New Computer Model Could Greatly Reduce R&D Spending

A new technique to map out alternate uses for existing drugs has the potential to lower R&D costs, increade profits and improve patient care.



New methods to determine alternative used for drugs already on the market could cut drug development costs and cut the time it takes to make treatment available to patients, according to a report in ACS' Journal of Medicinal Chemistry.

Truism of the day: it’s expensive to bring new drugs to market. To be precise, the cost of bringing a single new drug to market has far surpassed the $1 billion dollar barrier. That is a ludicrous figure; it is on the scale of government budgets. And, lest we forget, we’re talking about a single drug here. Start multiplying that in your head against all the drugs out there. The mind boggles – my distinctly un-mathematical one all but breaks down.

And this is before we even think about the number of drugs that don’t even get to the pharmacies, with the most recent high-profile failure being Pfizer and Johnson & Johnson’s Alzheimer’s medicine. While R&D spending on this drug has not been released, we all know that it will already have been substantial, just to get it to this stage.

The benefits of investing more energy into finding alternate uses for already approved drugs are clear, it increases the number of available treatments for patients and provides the pharma industry new profit-making opportunities without the sky-high development costs. But with current methods dogged by inaccuracy amongst other disadvantages, it hasn’t always been the best use of R&D spending to invest in this area. 

The comprehensive new computer method devised by Sivanesan Dakshanamurthy’s team looks set to change that. The system is called "Train-Match-Fit-Streamline" (TMFS) and it uses 11 factors to quickly pair likely drugs and diseases.

The innovative new system maps new drug–target interaction space and also predicts new uses. It does this by combining shape, topology, and chemical signatures, including docking score and functional contact points of the ligand; and it has been shown to predict potential drug–target interactions with remarkable accuracy.

The method has already been used to find a new potential use for Celebrex: the popular prescription medicine for pain and inflammation has a chemical signature and architecture that could be successfully used to treat a virulent form of cancer. The have also found evidence that a hookworm medicine could be redeployed against cancer, by exploiting its ability to cut off blood supply. To have already found two potential new cancer treatments is indeed encouraging.

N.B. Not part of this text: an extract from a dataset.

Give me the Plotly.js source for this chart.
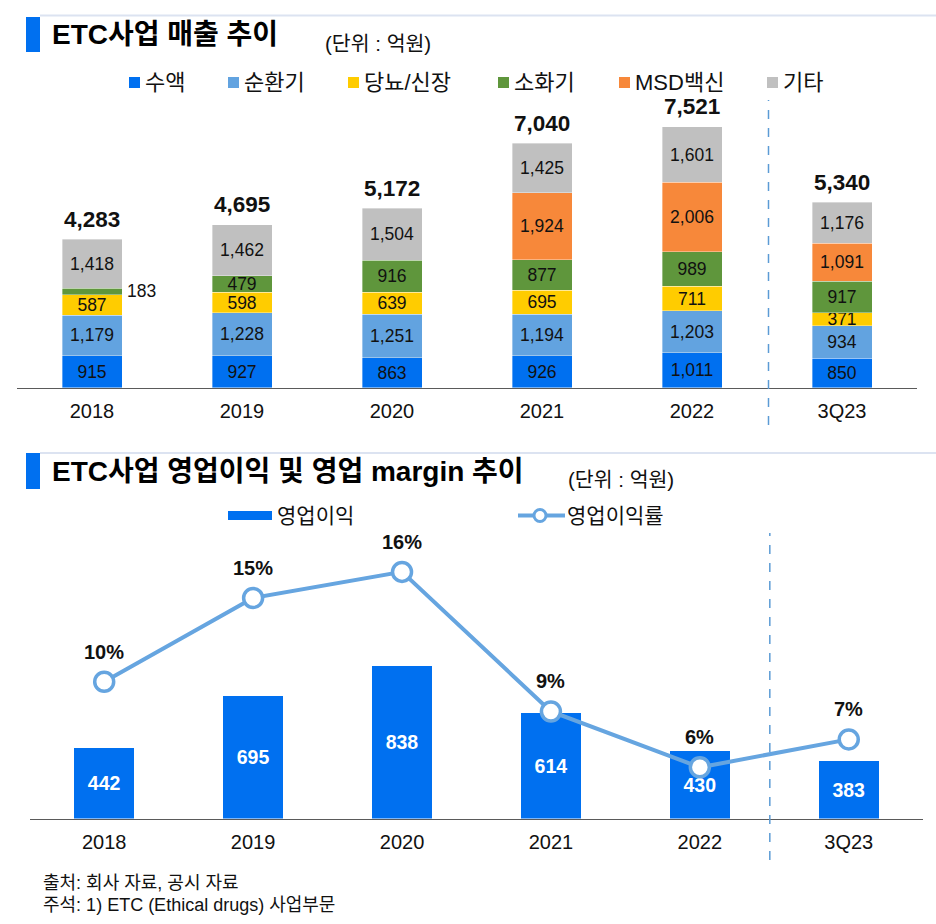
<!DOCTYPE html>
<html><head><meta charset="utf-8">
<script src="https://cdn.plot.ly/plotly-3.0.1.min.js"></script>
<style>html,body{margin:0;padding:0;background:#fff}</style>
</head><body><div id="chart" style="width:936px;height:924px"></div>
<script>
// ---------- DATA ----------
const categories = ['2018', '2019', '2020', '2021', '2022', '3Q23'];
const seriesNames = ['수액', '순환기', '당뇨/신장', '소화기', 'MSD백신', '기타'];
const salesFluids    = [915, 927, 863, 926, 1011, 850];
const salesCardio    = [1179, 1228, 1251, 1194, 1203, 934];
const salesDiabetes  = [587, 598, 639, 695, 711, 371];
const salesDigestive = [183, 479, 916, 877, 989, 917];
const salesMsd       = [null, null, null, 1924, 2006, 1091];
const salesOther     = [1418, 1462, 1504, 1425, 1601, 1176];
const salesTotal     = [4283, 4695, 5172, 7040, 7521, 5340];
const opProfit       = [442, 695, 838, 614, 430, 383];
const opMargin       = [10.3, 14.8, 16.2, 8.7, 5.7, 7.2];
const opMarginLabels = ['10%', '15%', '16%', '9%', '6%', '7%'];
const legend2Names   = ['영업이익', '영업이익률'];

// ---------- STYLE ----------
const W = 936, H = 924;
const px = x => x / W, py = y => 1 - y / H;
const NUM = 'Liberation Sans, Arial, Noto Sans CJK KR, sans-serif';
const KR = 'Liberation Sans, Noto Sans CJK KR, sans-serif';
const colors = ['#0070F0', '#62A3E0', '#FFCC00', '#5F963C', '#F7883A', '#C0C0C0'];
const BAR2 = '#0070F0', LINE = '#66A5E0', DASH = '#5B9BD5', AXIS = '#5a5a5a';
const fmt = v => v.toLocaleString('en-US');
const seriesData = [salesFluids, salesCardio, salesDiabetes, salesDigestive, salesMsd, salesOther];

const Y1MAX = 287.7 / 0.0347;
const Y2MIN = 104.2, Y2MAX = 1492.6;

const traces = [];
seriesData.forEach((arr, s) => {
  traces.push({
    type: 'bar', x: categories, y: arr, name: seriesNames[s],
    xaxis: 'x', yaxis: 'y', width: 0.4,
    marker: {color: colors[s], line: {color: 'rgba(255,255,255,0.6)', width: 0.6}},
    text: arr.map((v, i) => (v == null || (s === 3 && i === 0)) ? '' : fmt(v)),
    textposition: 'inside', insidetextanchor: 'middle', constraintext: 'none',
    textfont: {family: NUM, size: 17.5, color: '#111'},
    hoverinfo: 'skip', showlegend: false
  });
});
traces.push({
  type: 'bar', x: categories, y: opProfit.map(v => v - Y2MIN), base: Y2MIN,
  xaxis: 'x2', yaxis: 'y2', width: 0.4, name: legend2Names[0],
  marker: {color: BAR2},
  text: opProfit.map(fmt), textposition: 'inside', insidetextanchor: 'middle', constraintext: 'none',
  textfont: {family: NUM, size: 19.5, color: '#fff', weight: 'bold'},
  hoverinfo: 'skip', showlegend: false
});
traces.push({
  type: 'scatter', mode: 'lines+markers', x: categories, y: opMargin,
  xaxis: 'x2', yaxis: 'y3', name: legend2Names[1],
  line: {color: LINE, width: 4},
  marker: {size: 19, color: '#fff', line: {color: LINE, width: 3.5}},
  hoverinfo: 'skip', showlegend: false
});

const annotations = [];
const shapes = [];
// totals
salesTotal.forEach((t, i) => annotations.push({
  xref: 'x', yref: 'y', x: i, y: t, yanchor: 'middle', yshift: 20,
  text: '<b>' + fmt(t) + '</b>', showarrow: false, font: {family: NUM, size: 22.5, color: '#111'}
}));
// outside label for small digestive segment (2018)
annotations.push({
  xref: 'x', yref: 'y', x: 0,
  y: salesFluids[0] + salesCardio[0] + salesDiabetes[0] + salesDigestive[0] / 2,
  xanchor: 'left', xshift: 33, yanchor: 'middle', showarrow: false,
  text: fmt(salesDigestive[0]), font: {family: NUM, size: 17.5, color: '#111'}
});
// margin labels
opMargin.forEach((m, i) => annotations.push({
  xref: 'x2', yref: 'y3', x: i, y: m, yanchor: 'middle', yshift: 30,
  text: '<b>' + opMarginLabels[i] + '</b>', showarrow: false, font: {family: NUM, size: 20, color: '#111'}
}));

// titles
function titleBlock(barY0, barY1, lineY, text, textY, unitX, unitY) {
  shapes.push({type: 'line', xref: 'paper', yref: 'paper', x0: px(40), x1: 1, y0: py(lineY), y1: py(lineY),
    line: {color: '#DCE3F1', width: 2}});
  shapes.push({type: 'rect', xref: 'paper', yref: 'paper', x0: px(26), x1: px(40), y0: py(barY1), y1: py(barY0),
    fillcolor: '#0070F0', line: {width: 0}});
  annotations.push({xref: 'paper', yref: 'paper', x: px(50), y: py(textY), xanchor: 'left', yanchor: 'middle',
    text: '<b>' + text + '</b>', showarrow: false, font: {family: KR, size: 28, color: '#000'}});
  annotations.push({xref: 'paper', yref: 'paper', x: px(unitX), y: py(unitY), xanchor: 'left', yanchor: 'middle',
    text: '(단위 : 억원)', showarrow: false, font: {family: KR, size: 20.5, color: '#111'}});
}
titleBlock(17, 52, 15.5, 'ETC사업 매출 추이', 35, 323, 43);
titleBlock(453, 489, 453, 'ETC사업 영업이익 및 영업 margin 추이', 471, 566, 480);

// top legend
const legX = [129, 228, 348, 498, 619, 767];
seriesNames.forEach((n, s) => {
  shapes.push({type: 'rect', xref: 'paper', yref: 'paper', x0: px(legX[s]), x1: px(legX[s] + 11),
    y0: py(88), y1: py(77), fillcolor: colors[s], line: {width: 0}});
  annotations.push({xref: 'paper', yref: 'paper', x: px(legX[s] + 14), y: py(82.5), xanchor: 'left', yanchor: 'middle',
    text: n, showarrow: false, font: {family: KR, size: 22, color: '#111'}});
});
// bottom legend
shapes.push({type: 'rect', xref: 'paper', yref: 'paper', x0: px(228), x1: px(272), y0: py(520), y1: py(511),
  fillcolor: BAR2, line: {width: 0}});
annotations.push({xref: 'paper', yref: 'paper', x: px(275), y: py(515.5), xanchor: 'left', yanchor: 'middle',
  text: legend2Names[0], showarrow: false, font: {family: KR, size: 21, color: '#111'}});
shapes.push({type: 'line', xref: 'paper', yref: 'paper', x0: px(518), x1: px(565), y0: py(515.5), y1: py(515.5),
  line: {color: LINE, width: 4}});
shapes.push({type: 'circle', xref: 'paper', yref: 'paper', x0: px(534), x1: px(546), y0: py(521.5), y1: py(509.5),
  fillcolor: '#fff', line: {color: LINE, width: 3}});
annotations.push({xref: 'paper', yref: 'paper', x: px(565), y: py(515.5), xanchor: 'left', yanchor: 'middle',
  text: legend2Names[1], showarrow: false, font: {family: KR, size: 21, color: '#111'}});

// dashed separators
shapes.push({type: 'line', xref: 'x', yref: 'paper', x0: 4.51, x1: 4.51, y0: py(425), y1: py(100),
  line: {color: DASH, width: 1.5, dash: 'dash'}});
shapes.push({type: 'line', xref: 'x2', yref: 'paper', x0: 4.47, x1: 4.47, y0: py(860), y1: py(533),
  line: {color: DASH, width: 1.5, dash: 'dash'}});

// footnotes
annotations.push({xref: 'paper', yref: 'paper', x: px(41), y: py(883), xanchor: 'left', yanchor: 'middle',
  text: '출처: 회사 자료, 공시 자료', showarrow: false, font: {family: KR, size: 18, color: '#111'}});
annotations.push({xref: 'paper', yref: 'paper', x: px(41), y: py(905), xanchor: 'left', yanchor: 'middle',
  text: '주석: 1) ETC (Ethical drugs) 사업부문', showarrow: false, font: {family: KR, size: 18, color: '#111'}});

const xcommon = {type: 'category', range: [-0.5, 5.5], showline: true, linecolor: AXIS, linewidth: 1.5,
  ticks: '', showgrid: false, zeroline: false, ticklabelstandoff: 5,
  tickfont: {family: NUM, size: 20, color: '#111'}, fixedrange: true};

const layout = {
  width: W, height: H, margin: {l: 0, r: 0, t: 0, b: 0}, paper_bgcolor: '#fff', plot_bgcolor: 'rgba(0,0,0,0)',
  barmode: 'stack', showlegend: false,
  xaxis: Object.assign({}, xcommon, {domain: [px(17), px(917)], anchor: 'y'}),
  yaxis: {domain: [py(387.7), py(100)], range: [0, Y1MAX], visible: false, fixedrange: true},
  xaxis2: Object.assign({}, xcommon, {domain: [px(29.75), px(923.2)], anchor: 'y2'}),
  yaxis2: {domain: [py(818.5), py(530)], range: [Y2MIN, Y2MAX], visible: false, anchor: 'x2', fixedrange: true},
  yaxis3: {overlaying: 'y2', range: [2.95, 18.45], visible: false, anchor: 'x2', fixedrange: true},
  annotations: annotations, shapes: shapes
};
Plotly.newPlot('chart', traces, layout, {displayModeBar: false, staticPlot: true});
</script></body></html>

These are early days, but the initial results are undoubtedly positive. For patients who currently have a rare disease, there is often little hope, since the R&D needed to develop drugs is so high that the pharma industry simply can’t afford to invest such huge sums of money for a drug that will be needed by so few. This new computer model represents a life-line – a real life-line – for those patients. And even patients with less rare diseases will benefit: they could get the best ‘new’ drugs that most effectively treat their disease far more quickly than they would if the drug had to be created from scratch.

And finally, to end on a slightly self-interested note, this is, of course, positive for pharma: it is cheaper. Much cheaper.